I often joke that my husband was born in the wrong era.
In actual fact, it’s no joke. I genuinely believe he’d be better placed in the 1950s. He has no interest in technology (doesn’t own a smart phone, has no Facebook account and probably doesn’t even know what instagram is), and enjoys the more traditional ‘manly’ pursuits. There’s nothing more he likes than spending an afternoon in his shed, splitting wood for the log burner, or doing a spot of DIY. Popular culture holds little allure for him (my Ed Sheerin CD is frequently-and annoyingly-removed from the car) and you will rarely see him in front of a screen, unless his work absolutely necessitates.
I find it, on the whole, refreshing, unique. It’s endearing.
Except, I must admit, when it comes to meal planning.

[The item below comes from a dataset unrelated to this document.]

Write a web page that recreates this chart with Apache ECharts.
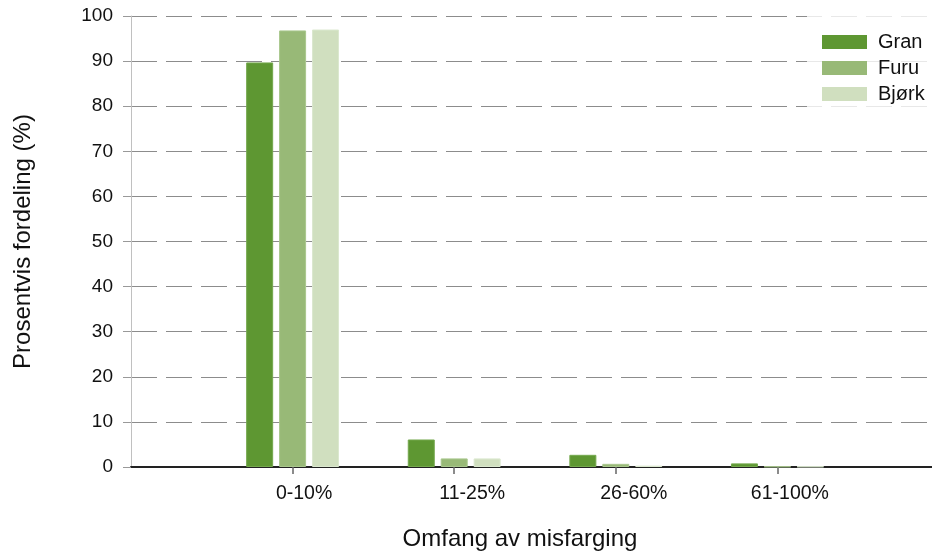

He is the archetypal 1950s ‘meat and two veg’ man (thankfully,without the era’s inherent mysogyny) who deems a ‘proper’ meal to be inclusive of a great big hunk of flesh. Eating meat every day is not, as may be pretty obvious, compatible with watching the pennies, nor is it conducive to a healthy or environmentally conscious lifestyle. So I work a bit harder to make my vegetarian offerings appealing.
And pizza, for my hubby, presses all the right buttons.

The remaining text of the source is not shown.